Doctor of Philosophy (PhD)

Department

Public Management and Policy

First Advisor

Cathy Liu

Second Advisor

Jesse Lecy

Third Advisor

Joseph Hacker

Fourth Advisor

Ann-Margaret Esnard

Fifth Advisor

Juan Rogers

Abstract

Special Activity Generators have been a policy popular with governments across the country seeking to revitalize lethargic downtowns. Sports facilities, a widespread form of Special Activity Generators, have been shown to be incapable of generating regional economic benefits, but are able to generate urban redevelopment. While sports facilities are well studied by academics, minor league stadiums have not been the focus of significant research despite the larger number of such projects.

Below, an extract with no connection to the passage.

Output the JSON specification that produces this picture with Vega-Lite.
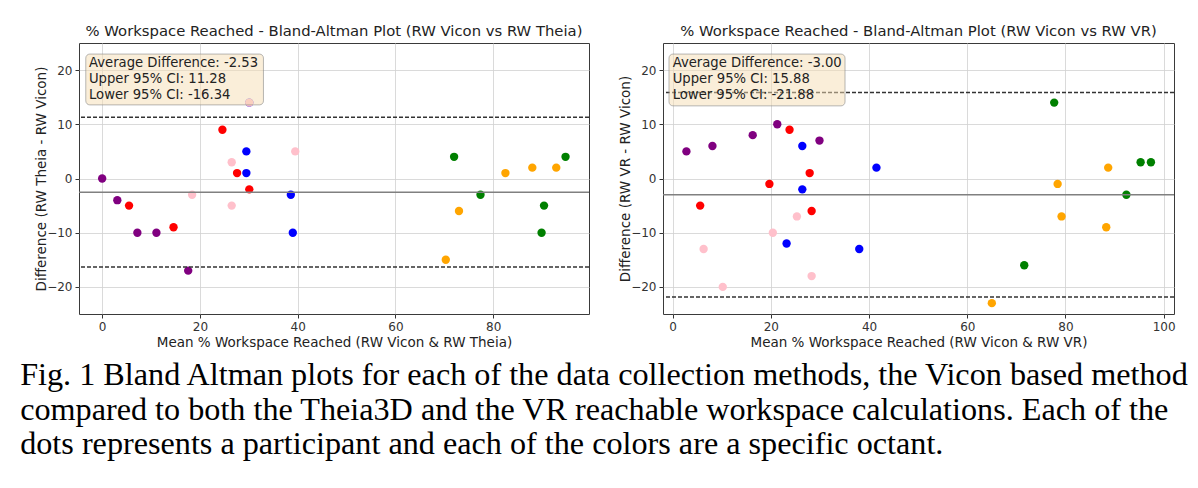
{
  "$schema": "https://vega.github.io/schema/vega-lite/v6.json",
  "background": "white",
  "padding": {"left": 20, "top": 23, "right": 5, "bottom": 5},
  "autosize": {"type": "pad"},
  "config": {
    "font": "DejaVu Sans",
    "view": {"stroke": "#3a3a3a", "strokeWidth": 1},
    "axis": {
      "grid": true, "gridColor": "#d0d0d0", "gridWidth": 0.8, "domain": false,
      "tickColor": "#333", "tickSize": 4, "labelFontSize": 12, "labelColor": "#333",
      "titleFontSize": 13.5, "titleFontWeight": "normal", "titleColor": "#222",
      "labelPadding": 3, "titlePadding": 5, "zindex": 1
    },
    "axisY": {"titlePadding": -2},
    "axisX": {"titlePadding": 3},
    "concat": {"spacing": 27},
    "title": {"fontSize": 14.8, "fontWeight": "normal", "color": "#222", "offset": 4}
  },
  "title": {
    "text": ["Fig. 1 Bland Altman plots for each of the data collection methods, the Vicon based method", "compared to both the Theia3D and the VR reachable workspace calculations.  Each of the", "dots represents a participant and each of the colors are a specific octant."],
    "orient": "bottom", "anchor": "start", "frame": "bounds", "font": "Liberation Serif", "fontSize": 32.2, "fontWeight": "normal", "lineHeight": 34.5, "color": "black", "offset": 11, "dx": -14
  },
  "datasets": {
    "theia": [
      {"octant": "purple", "mean": 0, "diff": 0}, {"octant": "purple", "mean": 3.1, "diff": -4}, {"octant": "purple", "mean": 7.2, "diff": -10}, {"octant": "purple", "mean": 11.1, "diff": -10}, {"octant": "purple", "mean": 17.6, "diff": -17},
      {"octant": "red", "mean": 24.6, "diff": 9}, {"octant": "red", "mean": 27.6, "diff": 1}, {"octant": "red", "mean": 30.1, "diff": -2}, {"octant": "red", "mean": 5.5, "diff": -5}, {"octant": "red", "mean": 14.6, "diff": -9},
      {"octant": "blue", "mean": 29.5, "diff": 5}, {"octant": "blue", "mean": 29.5, "diff": 1}, {"octant": "blue", "mean": 38.6, "diff": -3}, {"octant": "blue", "mean": 39.0, "diff": -10}, {"octant": "blue", "mean": 30.1, "diff": 14},
      {"octant": "pink", "mean": 26.5, "diff": 3}, {"octant": "pink", "mean": 39.5, "diff": 5}, {"octant": "pink", "mean": 18.4, "diff": -3}, {"octant": "pink", "mean": 26.5, "diff": -5}, {"octant": "pink", "mean": 30.1, "diff": 14},
      {"octant": "green", "mean": 72.0, "diff": 4}, {"octant": "green", "mean": 94.8, "diff": 4}, {"octant": "green", "mean": 77.4, "diff": -3}, {"octant": "green", "mean": 90.4, "diff": -5}, {"octant": "green", "mean": 89.9, "diff": -10},
      {"octant": "orange", "mean": 82.5, "diff": 1}, {"octant": "orange", "mean": 88.0, "diff": 2}, {"octant": "orange", "mean": 92.9, "diff": 2}, {"octant": "orange", "mean": 73.0, "diff": -6}, {"octant": "orange", "mean": 70.3, "diff": -15}
    ],
    "vr": [
      {"octant": "purple", "mean": 2.8, "diff": 5}, {"octant": "purple", "mean": 8.1, "diff": 6}, {"octant": "purple", "mean": 16.3, "diff": 8}, {"octant": "purple", "mean": 21.3, "diff": 10}, {"octant": "purple", "mean": 29.9, "diff": 7},
      {"octant": "red", "mean": 23.8, "diff": 9}, {"octant": "red", "mean": 27.9, "diff": 1}, {"octant": "red", "mean": 19.7, "diff": -1}, {"octant": "red", "mean": 5.6, "diff": -5}, {"octant": "red", "mean": 28.3, "diff": -6},
      {"octant": "blue", "mean": 26.4, "diff": 6}, {"octant": "blue", "mean": 41.5, "diff": 2}, {"octant": "blue", "mean": 26.4, "diff": -2}, {"octant": "blue", "mean": 23.2, "diff": -12}, {"octant": "blue", "mean": 38.0, "diff": -13},
      {"octant": "pink", "mean": 25.3, "diff": -7}, {"octant": "pink", "mean": 20.4, "diff": -10}, {"octant": "pink", "mean": 6.3, "diff": -13}, {"octant": "pink", "mean": 28.3, "diff": -18}, {"octant": "pink", "mean": 10.2, "diff": -20},
      {"octant": "green", "mean": 77.7, "diff": 14}, {"octant": "green", "mean": 95.3, "diff": 3}, {"octant": "green", "mean": 97.4, "diff": 3}, {"octant": "green", "mean": 92.4, "diff": -3}, {"octant": "green", "mean": 71.6, "diff": -16},
      {"octant": "orange", "mean": 78.4, "diff": -1}, {"octant": "orange", "mean": 79.2, "diff": -7}, {"octant": "orange", "mean": 88.7, "diff": 2}, {"octant": "orange", "mean": 88.3, "diff": -9}, {"octant": "orange", "mean": 65.0, "diff": -23}
    ],
    "theia_limits": [
      {"kind": "mean", "value": -2.53}, {"kind": "upper", "value": 11.28}, {"kind": "lower", "value": -16.34}
    ],
    "vr_limits": [
      {"kind": "mean", "value": -3.0}, {"kind": "upper", "value": 15.88}, {"kind": "lower", "value": -21.88}
    ]
  },
  "hconcat": [
    {
      "width": 510, "height": 271,
      "title": {"text": "% Workspace Reached - Bland-Altman Plot (RW Vicon vs RW Theia)"},
      "layer": [
        {
          "data": {"name": "theia"},
          "mark": {"type": "circle", "size": 70},
          "encoding": {
            "x": {"field": "mean", "type": "quantitative", "scale": {"domain": [-4.74, 99.6], "nice": false, "zero": false}, "axis": {"values": [0, 20, 40, 60, 80], "title": "Mean % Workspace Reached (RW Vicon & RW Theia)"}},
            "y": {"field": "diff", "type": "quantitative", "scale": {"domain": [-25, 25], "nice": false, "zero": false}, "axis": {"values": [-20, -10, 0, 10, 20], "title": "Difference (RW Theia - RW Vicon)"}},
            "color": {"field": "octant", "type": "nominal", "scale": {"domain": ["purple", "red", "blue", "pink", "green", "orange"], "range": ["#800080", "#ff0000", "#0000ff", "#ffc0cb", "#008000", "#ffa500"]}, "legend": null},
            "opacity": {"field": "octant", "type": "nominal", "scale": {"domain": ["purple", "red", "blue", "pink", "green", "orange"], "range": [1, 1, 1, 0.5, 1, 1]}, "legend": null}
          }
        },
        {
          "data": {"name": "theia_limits"},
          "transform": [{"filter": "datum.kind == 'mean'"}],
          "mark": {"type": "rule", "color": "#808080", "strokeWidth": 1.5},
          "encoding": {"y": {"field": "value", "type": "quantitative"}}
        },
        {
          "data": {"name": "theia_limits"},
          "transform": [{"filter": "datum.kind != 'mean'"}],
          "mark": {"type": "rule", "color": "#333333", "strokeWidth": 1.5, "strokeDash": [4, 2]},
          "encoding": {"y": {"field": "value", "type": "quantitative"}}
        },
        {
          "data": {"values": [{}]},
          "mark": {"type": "rect", "fill": "wheat", "fillOpacity": 0.5, "stroke": "#888", "strokeOpacity": 0.6, "strokeWidth": 1, "cornerRadius": 4},
          "encoding": {"x": {"datum": -3.35}, "x2": {"datum": 33.0}, "y": {"datum": 22.96}, "y2": {"datum": 13.58}}
        },
        {
          "data": {"values": [{}]},
          "mark": {"type": "text", "text": ["Average Difference: -2.53", "Upper 95% CI: 11.28", "Lower 95% CI: -16.34"], "align": "left", "baseline": "alphabetic", "fontSize": 13.2, "lineHeight": 16, "color": "#222"},
          "encoding": {"x": {"datum": -2.7}, "y": {"datum": 20.5}}
        }
      ]
    },
    {
      "width": 511, "height": 271,
      "title": {"text": "% Workspace Reached - Bland-Altman Plot (RW Vicon vs RW VR)"},
      "layer": [
        {
          "data": {"name": "vr"},
          "mark": {"type": "circle", "size": 70},
          "encoding": {
            "x": {"field": "mean", "type": "quantitative", "scale": {"domain": [-1.97, 102.1], "nice": false, "zero": false}, "axis": {"values": [0, 20, 40, 60, 80, 100], "title": "Mean % Workspace Reached (RW Vicon & RW VR)"}},
            "y": {"field": "diff", "type": "quantitative", "scale": {"domain": [-25, 25], "nice": false, "zero": false}, "axis": {"values": [-20, -10, 0, 10, 20], "title": "Difference (RW VR - RW Vicon)"}},
            "color": {"field": "octant", "type": "nominal", "scale": {"domain": ["purple", "red", "blue", "pink", "green", "orange"], "range": ["#800080", "#ff0000", "#0000ff", "#ffc0cb", "#008000", "#ffa500"]}, "legend": null},
            "opacity": {"field": "octant", "type": "nominal", "scale": {"domain": ["purple", "red", "blue", "pink", "green", "orange"], "range": [1, 1, 1, 0.5, 1, 1]}, "legend": null}
          }
        },
        {
          "data": {"name": "vr_limits"},
          "transform": [{"filter": "datum.kind == 'mean'"}],
          "mark": {"type": "rule", "color": "#808080", "strokeWidth": 1.5},
          "encoding": {"y": {"field": "value", "type": "quantitative"}}
        },
        {
          "data": {"name": "vr_limits"},
          "transform": [{"filter": "datum.kind != 'mean'"}],
          "mark": {"type": "rule", "color": "#333333", "strokeWidth": 1.5, "strokeDash": [4, 2]},
          "encoding": {"y": {"field": "value", "type": "quantitative"}}
        },
        {
          "data": {"values": [{}]},
          "mark": {"type": "rect", "fill": "wheat", "fillOpacity": 0.5, "stroke": "#888", "strokeOpacity": 0.6, "strokeWidth": 1, "cornerRadius": 4},
          "encoding": {"x": {"datum": -0.75}, "x2": {"datum": 35.1}, "y": {"datum": 22.96}, "y2": {"datum": 13.4}}
        },
        {
          "data": {"values": [{}]},
          "mark": {"type": "text", "text": ["Average Difference: -3.00", "Upper 95% CI: 15.88", "Lower 95% CI: -21.88"], "align": "left", "baseline": "alphabetic", "fontSize": 13.2, "lineHeight": 16, "color": "#222"},
          "encoding": {"x": {"datum": 0.0}, "y": {"datum": 20.5}}
        }
      ]
    }
  ]
}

My dissertation uses a sequential explanatory mixed methodology to answer whether minor league baseball stadiums are successful as Special Activity Generators. I first use a quantitative analysis of sixteen stadiums built around the year 2000 which finds a significant effect of the stadium on nearby neighborhoods in comparison to the rest of the city. However, that growth is created by concentrating redevelopment, not creating unique activity. Two case studies clarify that the stadiums were critical to the observed redevelopment efforts, but also that there is a need for thorough planning and collocated amenities prior to construction in order to maximize the results from the public investment.